It struck me recently that my current fascination with fiber is something like the flip side of my dissertation research, and perhaps that's why I'm so drawn to it again. What I mean is that it's another culture, a microworld of human-animal relationships. People who do fiber often live their lives around and among their animals: sheep, goats, llamas, alpacas, rabbits. They work with the seasons for breeding, birthing, and shearing. It's a lifestyle and people are very passionate about it, and some sacrifice a great deal to do it. It's also steeped in folk tradition.
I don't guess I've talked much on this blog yet about my dissertation. I've been studiously ignoring it. For the last five years, I studied a very different site of human-animal relationships. I don't want to name it here, but as completely different as it seems on the surface, it actually has much in common with fiber farming. Both of these cultures are also very white, and it's probably fair to say that they have come out of Scots-Irish heritage.
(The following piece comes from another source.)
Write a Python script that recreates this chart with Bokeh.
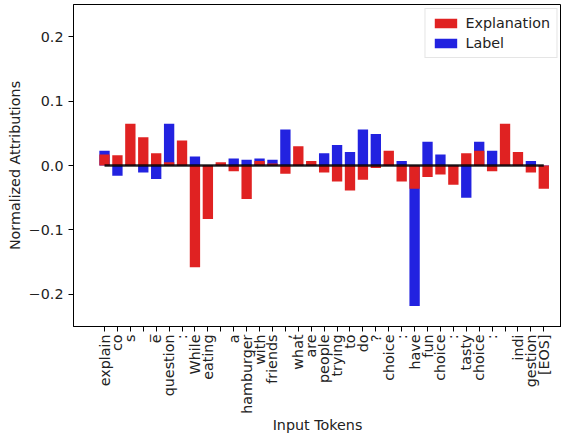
from bokeh.plotting import figure
from bokeh.models import FixedTicker, Legend, LegendItem, Range1d
from bokeh.embed import file_html
from bokeh.resources import INLINE

tokens = ["explain", "co", "s", "_", "e", "question", ":", "While", "eating", "",
          "a", "hamburger", "with", "friends", ",", "what", "are", "people", "trying",
          "to", "do", "?", "choice", ":", "have", "fun", "choice", ":", "tasty",
          "choice", ":", "", "indi", "gestion", "[EOS]"]

explanation = [0.017, 0.016, 0.065, 0.044, 0.019, 0.005, 0.039, -0.158, -0.083, 0.005,
               -0.009, -0.052, 0.007, 0.003, -0.013, 0.030, 0.007, -0.011, -0.025,
               -0.039, -0.022, -0.004, 0.023, -0.025, -0.036, -0.018, -0.014, -0.030,
               0.019, 0.023, -0.009, 0.065, 0.021, -0.011, -0.036]

label = [0.023, -0.016, 0.002, -0.011, -0.021, 0.065, 0.002, 0.014, -0.002, 0.002,
         0.011, 0.009, 0.011, 0.009, 0.056, 0.002, 0.002, 0.019, 0.032, 0.021,
         0.056, 0.049, 0.002, 0.007, -0.218, 0.037, 0.017, -0.002, -0.050, 0.037,
         0.023, 0.002, 0.002, 0.007, -0.002]

y_ticks = [-0.2, -0.1, 0.0, 0.1, 0.2]
y_tick_labels = ["\u22120.2", "\u22120.1", "0.0", "0.1", "0.2"]

FONT = "DejaVu Sans"
FS = "14.3px"
RED = "#e02222"
BLUE = "#2222e0"

x = list(range(len(tokens)))

p = figure(width=561, height=435, output_backend="svg", toolbar_location=None,
           x_range=Range1d(-2.4, 35.37), y_range=Range1d(-0.25, 0.25),
           min_border_left=73, min_border_right=0, min_border_top=4,
           min_border_bottom=100)

r_blue = p.vbar(x=x, top=label, width=0.8, fill_color=BLUE, line_color=None)
r_red = p.vbar(x=x, top=explanation, width=0.8, fill_color=RED, line_color=None)
p.line(x=[x[0], x[-1]], y=[0, 0], line_color="black", line_width=2.5, line_alpha=0.85)

p.xgrid.visible = False
p.ygrid.visible = False
p.outline_line_color = "black"
p.outline_line_width = 1

for ax in (p.xaxis[0], p.yaxis[0]):
    ax.axis_line_color = "black"
    ax.major_tick_line_color = "black"
    ax.minor_tick_line_color = None
    ax.major_tick_in = 0
    ax.major_tick_out = 5
    ax.major_label_text_font = FONT
    ax.major_label_text_font_size = FS
    ax.major_label_text_color = "#222222"
    ax.axis_label_text_font = FONT
    ax.axis_label_text_font_size = FS
    ax.axis_label_text_font_style = "normal"
    ax.axis_label_text_color = "#222222"

p.xaxis.major_label_standoff = 3
p.xaxis.axis_label_standoff = 0
p.yaxis.major_label_standoff = 5
p.yaxis.axis_label_standoff = 3

p.xaxis.ticker = FixedTicker(ticks=x)
p.xaxis.major_label_overrides = {i: t for i, t in zip(x, tokens)}
p.xaxis.major_label_orientation = 3.14159265 / 2
p.xaxis.axis_label = "Input Tokens"

p.yaxis.ticker = FixedTicker(ticks=y_ticks)
p.yaxis.major_label_overrides = {v: s for v, s in zip(y_ticks, y_tick_labels)}
p.yaxis.axis_label = "Normalized Attributions"

legend = Legend(items=[LegendItem(label="Explanation", renderers=[r_red]),
                       LegendItem(label="Label", renderers=[r_blue])],
                location="top_right")
legend.label_text_font = FONT
legend.label_text_font_size = FS
legend.label_text_color = "#222222"
legend.glyph_width = 28
legend.glyph_height = 12
legend.spacing = 4
legend.padding = 6
legend.margin = 4
legend.label_standoff = 6
legend.border_line_color = "#cccccc"
legend.border_line_width = 1
p.add_layout(legend)

open("out.html", "w").write(file_html(p, INLINE))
Years before I went back to grad school, I tried my hand at fiber farming. I had twelve angora goats at one point, and loved caring for them and working with their fiber. I learned though that with the amount of labor and expense, it wasn't likely to make me a living, and soon I became overwhelmed and discouraged as the work and expenses mounted. I had no-one to help on any kind of regular basis, I had another full-time job and also worked with a nonprofit, and so wrestling with goats to deworm or shear them became such a chore. Then many of them got nasty cases of hoof rot which would not clear up no matter how much I scraped or how many toxic chemicals I dumped into their little stinky hooves. And even worse, a couple died in farm accidents and I freaked out. It all felt like a failure. I see now that I was just a novice, and all those issues are normal for farmers. But my life changed, I went back to school, got married, found great homes for the goats, and immersed myself in another, very different culture based around animals.
Even with the very strong and male shearer, fiber culture is very feminine. I don't mean for this to sound essentialist, but spinning, knitting, weaving were traditionally women's crafts. There are always a few men doing woodworking with wheels, but fiber fairs are peopled mostly with women whose hair is longer, more multi-hued and more beautiful than their animals. I wouldn't worry about going alone to spin night even if I didn't know anyone since it's probably a bunch of gentle, funny, strong women. Not so with the culture I've studied for my dissertation! Even with women sometimes playing a role, that culture couldn't be any more male-dominated.
Now, I'm struggling so much with writing up my dissertation, am so sick to death of the subject and running from those memories. Maybe embracing yarn and sheep is a way of comforting myself, returning to the feminine, while still keeping with what I love: vernacular skills, and lives lived with animals.